Danny Liu
Danny Liu

Reputation: 48

Is composite key better than regular ID as key and unique index on several columns?

Is there any efficiency boost on using a composite key? In a lot of cases it seems to me that regular id column is not needed because each row in SQL is uniquely identified by several columns together. Unique index is applied on those columns. So my question is would be benefited from using that unique index as primary key and drop id.

Upvotes: 2

Views: 225

Answers (1)

Bill Karwin
Bill Karwin

Reputation: 562358

One benefit is that an InnoDB* table uses the primary key as a clustered index, that is, it stores the table in clustered index order, and this makes primary key lookups more efficient than a secondary key lookup (even in cases when the secondary index is a unique key). If you always look up rows by your secondary unique columns and not by the id pseudokey, then there's an advantage to using those columns as your primary key.

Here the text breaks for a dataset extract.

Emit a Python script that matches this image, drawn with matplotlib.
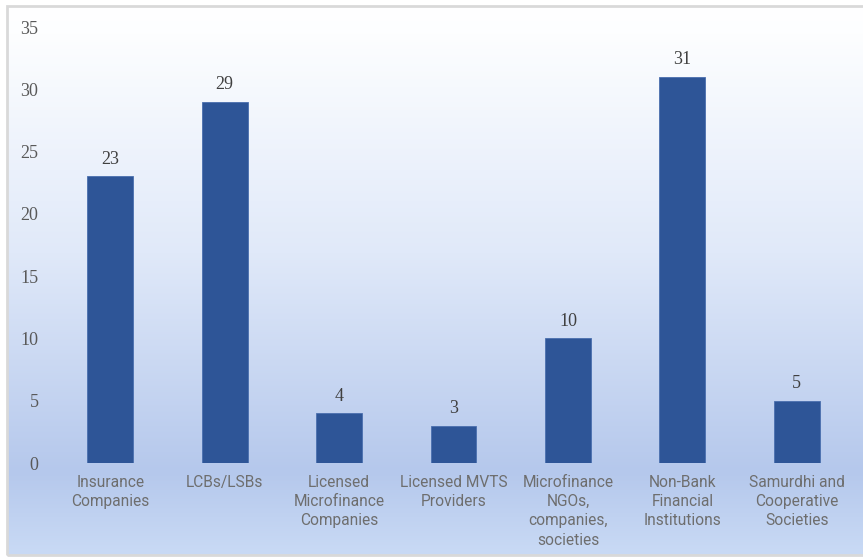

On the other hand, using a bulky set of columns as your primary key increases the size of other secondary indexes, because in InnoDB, each secondary index leaf contains the values of primary keys where that value occurs. If your primary key is three integers, a date, and a varchar(32), then that adds more bulk to the secondary indexes. How much depends on your data types and how many secondary indexes you have.

There are also some cases of unavoidable deadlocks that can occur when you have both an auto-increment primary key and a secondary unique key.

There's also an outstanding bug on unique keys that allows them to get duplicate values in a rare race condition.

* I assume you're using InnoDB, because no one should use MyISAM.